Let's get straight to the point: calling any two second tiers "similar" because they both sit under their top flight is lazy. There's more to quality than the label 'second division', and when someone points to a 10th-place ranking versus a 25th, that's a distinction worth arguing about.
Context matters more than the badge
To be fair, the tier of a league tells you something — structure, promotion pressure, parachute payments, that sort of thing. But the nuance comes from how those leagues actually stack up in practice. A ranking position, whether you've seen it in coefficient lists or club ranking tables, is a snapshot. It reflects relative strength at a point in time. You can't just shrug and say "both second tiers" and expect that to settle the debate.
Why a numerical gap feels important
If the Championship is listed around 10th and Bundesliga 2 around 25th — as was mentioned — that suggests a meaningful gulf. Differences show in tempo, physicality, squad depth and how teams fare against clubs from other countries. Fans notice that on the eye. Managers notice it in recruitment. Players notice it in wages and opportunities. So arguing they're similar without addressing those practical gaps feels inconsistent.

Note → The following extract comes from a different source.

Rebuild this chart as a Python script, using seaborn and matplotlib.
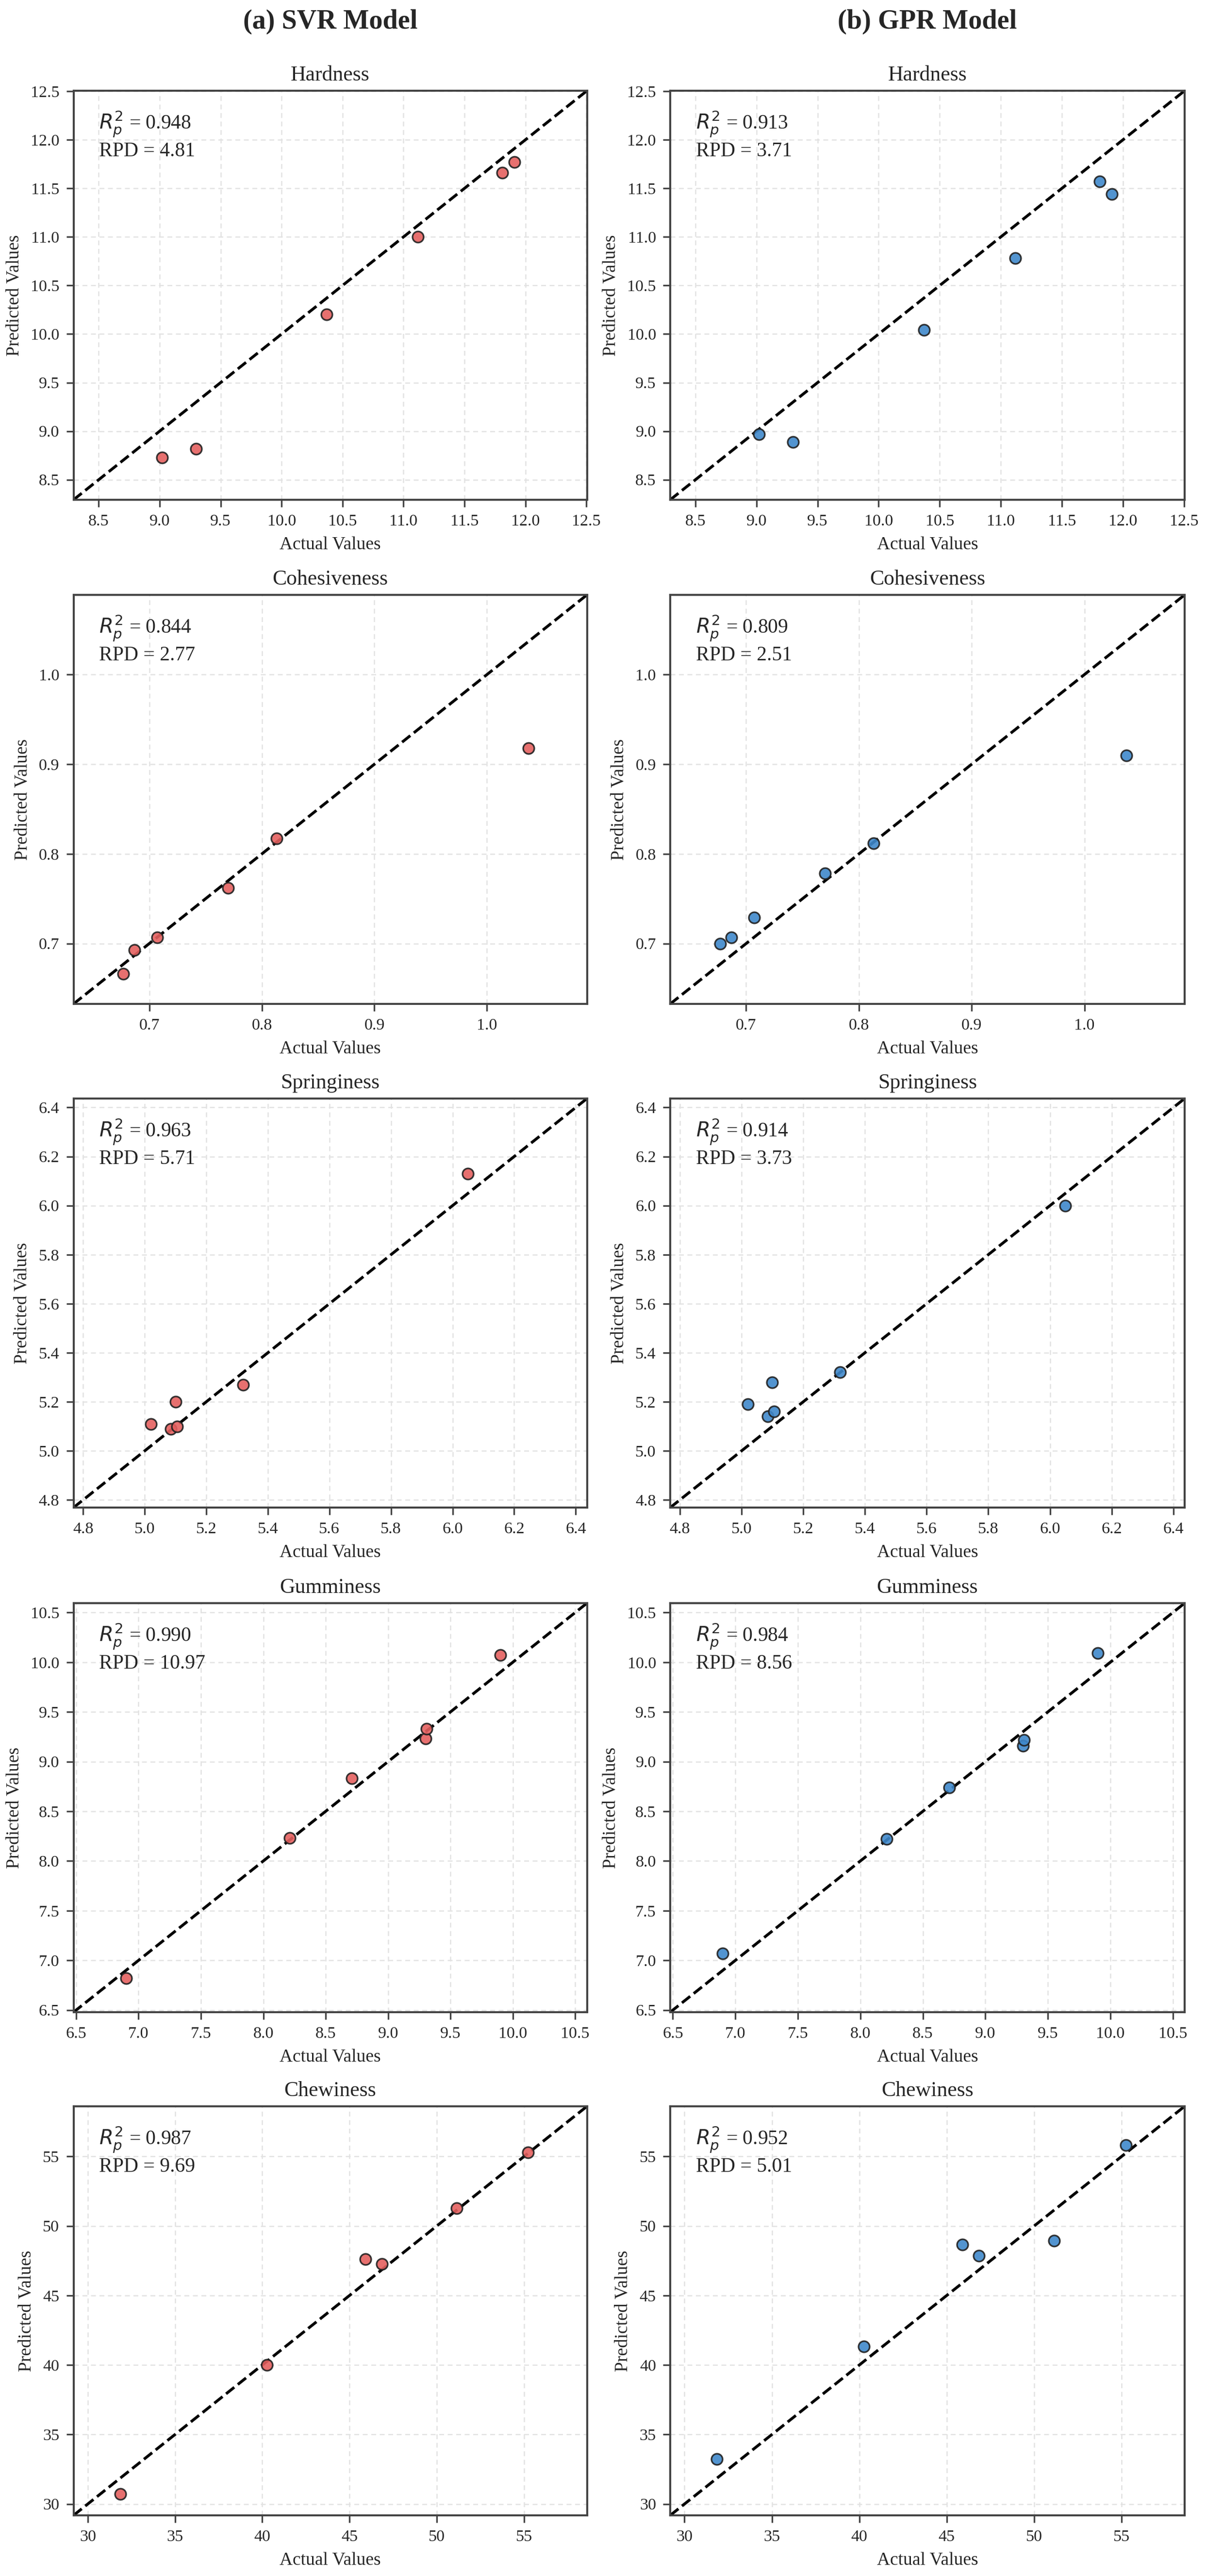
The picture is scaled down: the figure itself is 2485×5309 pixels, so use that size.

So what should we be saying instead?
Ask sharper questions. Which list are we using? What timeframe? Are we comparing the best teams in each league or the average club? Rankings are a starting point, not the full verdict. And if someone's claiming similarity, challenge them to explain why — point to competitive results, style of play or clear head-to-head evidence. Debate's fine. But let's not hide behind the word "tier" when the numbers and the football tell a different story.
At the end of the day it's a forum argument, but a useful one. If nothing else, it shows we care about the detail rather than the label — and that's where the real discussion happens.